Astro Server Islands

Astro.build image explaining how server islands work

Astro in theory checks all the boxes for a solution here. However, the self hosting solution uses the Node adapter, which doesn't allow "splitting" the dynamic and static parts into two separate servers.

It is missing the Next.js assetPrefix feature.

So, if we use the node.js adapter, the one server will both serve the static files and the dynamic content.

To be explicit, the generated HTML will contain this to fetch the server islands:

<link rel="preload" as="fetch" href="/_server-islands/Avatar?e=default&p=DF5B4B510F7CB690B729127EpxvTCj5VD3qLW2XQ1gVJY7oGA5H%2FyvooUi0yj%2B22e%2FXvkhSNhxN42EG%2BqZa3L1Sy&s=%7B%7D" crossorigin="anonymous">
<script async type="module" data-island-id="1f4aad21-8e70-42b8-9077-379b4806dca7">
let script = document.querySelector('script[data-island-id="1f4aad21-8e70-42b8-9077-379b4806dca7"]');

let response = await fetch('/_server-islands/Avatar?e=default&p=DF5B4B510F7CB690B729127EpxvTCj5VD3qLW2XQ1gVJY7oGA5H%2FyvooUi0yj%2B22e%2FXvkhSNhxN42EG%2BqZa3L1Sy&s=%7B%7D');
... // replace the fallback with the response
</script>

This is perfect, except the /_server-islands doesn't support a prefix. Your browser will automatically fill in the same domain as the current context, meaning we're forced to use https://jakerob.pro/_server-islands/... and cannot use https://api.jakerob.pro/_server-islands/...

In theory, though, this is how an Astro app could work. And if it is achievable, it would be absolutely perfect for the homelab self-hosted website 💯.

Astro diagram explaining the perfect ideal

So as it stands now, the entire app needs to be run from the same domain.

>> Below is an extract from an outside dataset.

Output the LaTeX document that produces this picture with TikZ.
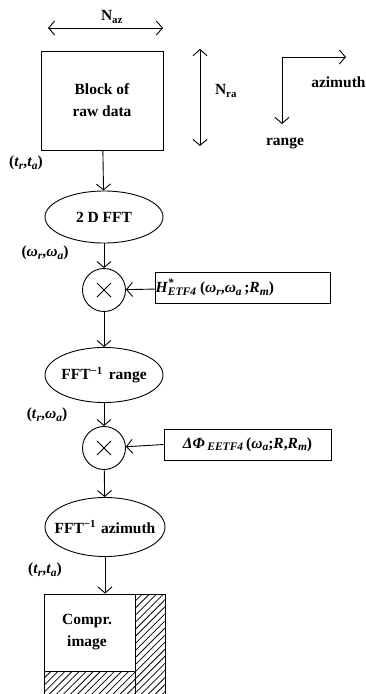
\documentclass[tikz,border=0pt]{standalone}
\usepackage{fontspec}
\setmainfont{Liberation Serif}
\usetikzlibrary{arrows.meta,shapes.geometric,patterns.meta}
\newcommand{\vi}[1]{\textit{#1}}
\newcommand{\sbs}[1]{\raisebox{-0.35ex}{\fontsize{11.5}{12}\selectfont\itshape #1}}
\newcommand{\sps}[1]{\raisebox{0.9ex}{\fontsize{11.5}{12}\selectfont\itshape #1}}
\begin{document}
\begin{tikzpicture}[x=1pt,y=-1pt,line width=0.9pt,
  >={Straight Barb[length=6pt,width=14pt]},
  font=\fontsize{15.5}{22}\selectfont\bfseries,
  proc/.style={draw,ellipse,inner sep=0pt},
  mult/.style={draw,circle,minimum size=43pt,inner sep=0pt},
  filt/.style={draw,rectangle,minimum height=31pt,inner sep=0pt},
  hatch/.style={pattern={Lines[angle=45,distance=5pt,line width=0.8pt]}}]
\clip (0,0) rectangle (366,694);

% input block and its sizes
\node[draw,minimum width=122pt,minimum height=99pt,align=center] (raw) at (102,100.5) {Block of\\raw data};
\coordinate (az1) at (48,28);
\coordinate (az2) at (163,28);
\draw[<->] (az1) -- (az2);
\node (naz) at (112,17) {N\textsubscript{az}};
\coordinate (ra1) at (200,49);
\coordinate (ra2) at (200,146);
\draw[<->] (ra1) -- (ra2);
\node (nra) at (226,91) {N\textsubscript{ra}};

% directions
\coordinate (ax) at (282,57);
\coordinate (axaz) at (346,57);
\coordinate (axra) at (282,124);
\draw[->] (ax) -- (axaz);
\draw[->] (ax) -- (axra);
\node[anchor=east,inner sep=0pt] (azim) at (366,82) {azimuth};
\node (rng) at (285,143) {range};

% processing chain
\node[proc,minimum width=118pt,minimum height=52pt,label=center:{2 D FFT}] (fft) at (104,217) {};
\node[mult] (m1) at (104,290) {};
\node[proc,minimum width=118pt,minimum height=55pt,label=center:{FFT\textsuperscript{−1}\hspace{6pt}range}] (ifr) at (104,375) {};
\node[mult] (m2) at (104,448) {};
\node[proc,minimum width=120pt,minimum height=59pt,label=center:{FFT\textsuperscript{−1}\hspace{5pt}azimuth}] (ifa) at (105,527) {};

\foreach \m in {m1,m2}{
  \draw ([shift={(-7,-7)}]\m.center) -- ([shift={(7,7)}]\m.center);
  \draw ([shift={(-7,7)}]\m.center) -- ([shift={(7,-7)}]\m.center);
}

\node[filt,minimum width=175pt,text width=174pt,align=left] (hf) at (242.5,287.5) {\vi{H}\rlap{\sps{*}}\sbs{ETF4}\hspace{4pt}(\vi{ω}\sbs{r},\vi{ω}\sbs{a}\,;\vi{R}\sbs{m})};
\node[filt,minimum width=167pt] (dp) at (247.5,444.5) {\vi{ΔΦ}\,\sbs{EETF4}\hspace{3pt}(\vi{ω}\sbs{a};\vi{R},\vi{R}\sbs{m})};

\draw[->] (raw) -- (fft);
\draw[->] (fft) -- (m1);
\draw[->] (hf) -- (m1);
\draw[->] (m1) -- (ifr);
\draw[->] (ifr) -- (m2);
\draw[->] (dp.west) -- (m2);
\draw[->] (m2) -- (ifa);

\node (v1) at (26,163) {(\vi{t}\sbs{r},\vi{t}\sbs{a})};
\node (v2) at (45,253) {(\vi{ω}\sbs{r},\vi{ω}\sbs{a})};
\node (v3) at (47,415) {(\vi{t}\sbs{r},\vi{ω}\sbs{a})};
\node (v4) at (45,570) {(\vi{t}\sbs{r},\vi{t}\sbs{a})};

% output image with discarded parts
\fill[hatch] (135,594) rectangle (165,700);
\fill[hatch] (44,671) rectangle (135,700);
\node[draw,minimum width=121pt,minimum height=106pt,inner sep=0pt] (img) at (104.5,647) {};
\draw (135,594) -- (135,700);
\draw (44,671) -- (135,671);
\node[align=center] (imgtxt) at (87,632) {Compr.\\image};
\draw[->] (ifa) -- (ifa |- img.north);
\end{tikzpicture}
\end{document}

Hopefully we can get an adapter created that is perfect for this self-hosting use case. Then Astro would be absolutely perfect.

Conclusion

There's not a perfect solution to the homelab self hosted website problem if you a very reactive website. Next.js comes really close, and Astro is missing a good adapter.

But the future looks bright for self hosting with some solid performance!